The Real Flying Dragon
The Draco volans — commonly called the flying lizard or flying dragon — is a small Southeast Asian reptile that glides between trees using elongated ribs covered in thin skin, making it the only living creature on Earth that uses ribs as the structural framework for a gliding wing.
How Draco Volans Actually Flies
Draco volans does not have wings in any conventional sense. Instead, up to seven of its ribs extend outward from its body, stretching a paper-thin membrane of skin into a pair of fan-like gliding surfaces. When the lizard is at rest or moving on a tree trunk, these rib-wings fold flat against its sides, completely invisible. The moment it launches from a branch, the ribs splay outward in a fraction of a second, and the creature becomes airborne.
This mechanism is entirely unique in the animal kingdom. Bats use elongated finger bones. Sugar gliders use skin membranes stretched between their front and back limbs. Flying squirrels rely on a membrane called the patagium attached along the length of their arms and legs. Draco does none of these things. Its ribs — the same bones that protect internal organs in most vertebrates — have been repurposed by evolution into a gliding apparatus found in no other living species.
How Far Can It Glide?
Despite being only about 20 centimeters (roughly 8 inches) long, Draco volans can cover more than 9 meters in a single glide — over 40 times its own body length. To put that in human terms, it would be the equivalent of a person leaping the length of two full city blocks without any mechanical assistance. The lizard also demonstrates impressive mid-air control, steering with its tail and adjusting the angle of its rib-wings to land with surprising precision on a target tree trunk.
Where Does Draco Volans Live?
Draco volans is native to the tropical rainforests of Southeast Asia, with a range that includes the Philippines, Indonesia, Malaysia, Thailand, and surrounding regions. It spends almost its entire life in the forest canopy, descending to the ground only briefly — primarily for females to lay eggs in small burrows in the soil. The dense, multilayered rainforest canopy provides the vertical separation between trees that makes rib-wing gliding an effective and energy-efficient form of travel.
What Does It Eat?
For a creature nicknamed the flying dragon, Draco volans has a remarkably humble diet. Studies have found that ants and termites make up over 90 percent of what it eats. The lizard is a highly specialized myrmecophage — an ant eater — and its small, agile body is well suited to picking insects from bark and leaf surfaces. A fire-breathing dragon in appearance, a patient insect hunter in practice.
Why Is Draco Volans Scientifically Significant?

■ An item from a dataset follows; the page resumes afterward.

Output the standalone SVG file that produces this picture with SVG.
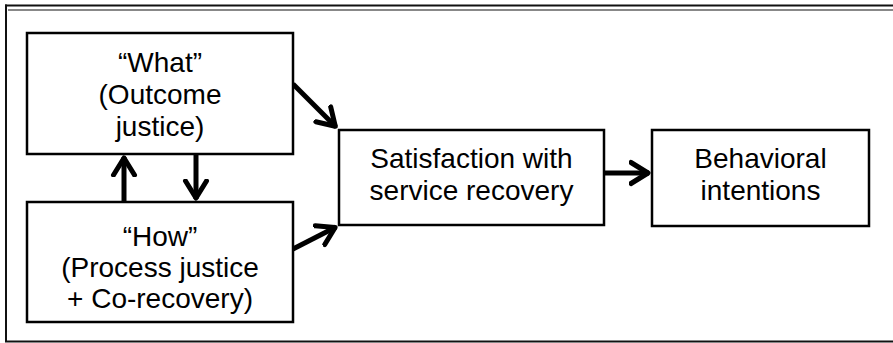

Draco volans is a living example of convergent evolution pushed to an extreme. While many animals have independently evolved gliding abilities, none have arrived at the same structural solution as Draco. Its rib-based wing is a singular evolutionary invention — one that paleontologists believe may offer clues about how ancient flying and gliding reptiles like Coelurosauravus, which lived over 250 million years ago, could have achieved similar feats. In this sense, Draco volans is not just a curiosity; it is a window into deep evolutionary time.
FREQUENTLY ASKED
How does the Draco volans glide without wings? ▾
Draco volans extends up to seven elongated ribs outward from its body, which stretch a thin skin membrane taut to form gliding surfaces — no limb-based wing structure is involved at all.
How far can a flying lizard glide in a single leap? ▾
Draco volans can glide more than 9 meters in a single leap, which is over 40 times its own body length despite being only about 20 centimeters long.
Where does the Draco flying lizard live? ▾
Draco volans lives in the tropical rainforests of Southeast Asia, including the Philippines, Indonesia, Malaysia, and Thailand, spending most of its life in the forest canopy.
What does the Draco volans eat? ▾
Draco volans feeds almost exclusively on ants and termites, which account for more than 90 percent of its diet according to scientific studies.
Is Draco volans the only lizard that can glide? ▾
It is not the only gliding lizard, but it is uniquely the only living animal that uses elongated ribs — rather than limbs or skin flaps — as the structural framework for a gliding wing.
Are flying lizards related to ancient flying reptiles? ▾
Draco volans is not a direct descendant of ancient flying reptiles, but its rib-based gliding structure closely mirrors that of prehistoric gliders like Coelurosauravus, making it a valuable subject for evolutionary research.